Из партии, уже утратившей влияние на многочисленные вооруженные группировки, вышли ее наиболее «радикальные» основатели, которые критиковали Мадани за «политиканство». С другой стороны, в нее вливались технократы «джазаристы», видевшие в ослаблении партии возможность завладеть ее структурой. На партийной конференции, прошедшей в Батне 25–26 июля 1991 года, молодому инженеру Абдель Кадеру Хашани, заявлявшему о своей приверженности линии Мадани, удалось перехватить контроль над партийным аппаратом и найти компромисс между различными течениями. Успех Хашани явился свидетельством возраставшего влияния «джазаристов». Арестованные в июне лидеры партии оставались пока в тюрьме. Армия оказывала непрекращавшееся давление на исламистов: подвергались аресту Хашани и другие руководители ИФС, правда, затем их освобождали. Военные полностью перехватили политическую инициативу в стране. Однако, несмотря на это, Хашани принял решение участвовать в выборах, первый тур которых был назначен на 26 декабря. ИФС противостояли две другие исламистские организации, бывшие в тесном контакте с властями: партия «Нахда» Абдаллаха Джабаллаха и «Хамас» Махфуда Нахнаха. Эти партии отнимут часть голосов у ИФС, особенно в среде религиозной буржуазии, обеспокоенной кризисной ситуацией в стране. Многие молодые радикалы, разуверившиеся в выборах, не пойдут к урнам. На выборах ИФС потеряет более одного миллиона голосов (почти четверть по сравнению с муниципальными выборами в июне 1990 года).[183] Тем не менее партия одержит впечатляющую победу, завоевав 118 мест в первом туре (у ФНО — 16), то есть более 47 % от общего числа голосов.
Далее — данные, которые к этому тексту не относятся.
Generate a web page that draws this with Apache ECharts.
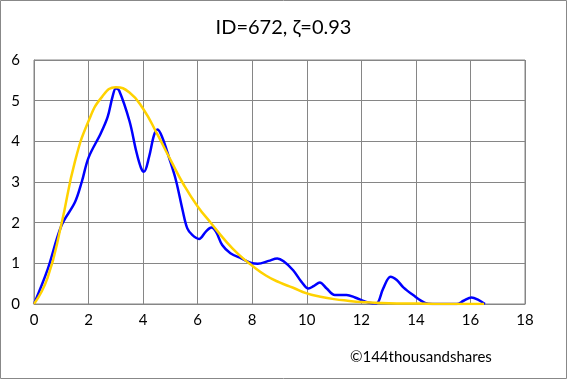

Этот неоспоримый успех не позволил президенту Шадли осуществить свой план — включить часть исламистских элит в состав подконтрольной ему коалиции: прогнозы относительно результатов второго тура гарантировали ИФС абсолютное большинство мест. 11 января 1992 года армия «ушла» Шадли в отставку, 13 января были приостановлены выборы, а 4 марта — распущен ИФС. За это время партийный аппарат был подвергнут жесточайшим репрессиям, тысячи активистов и избранников ИФС оказались интернированы в лагеря в Сахаре, а мечети взяты под наблюдение.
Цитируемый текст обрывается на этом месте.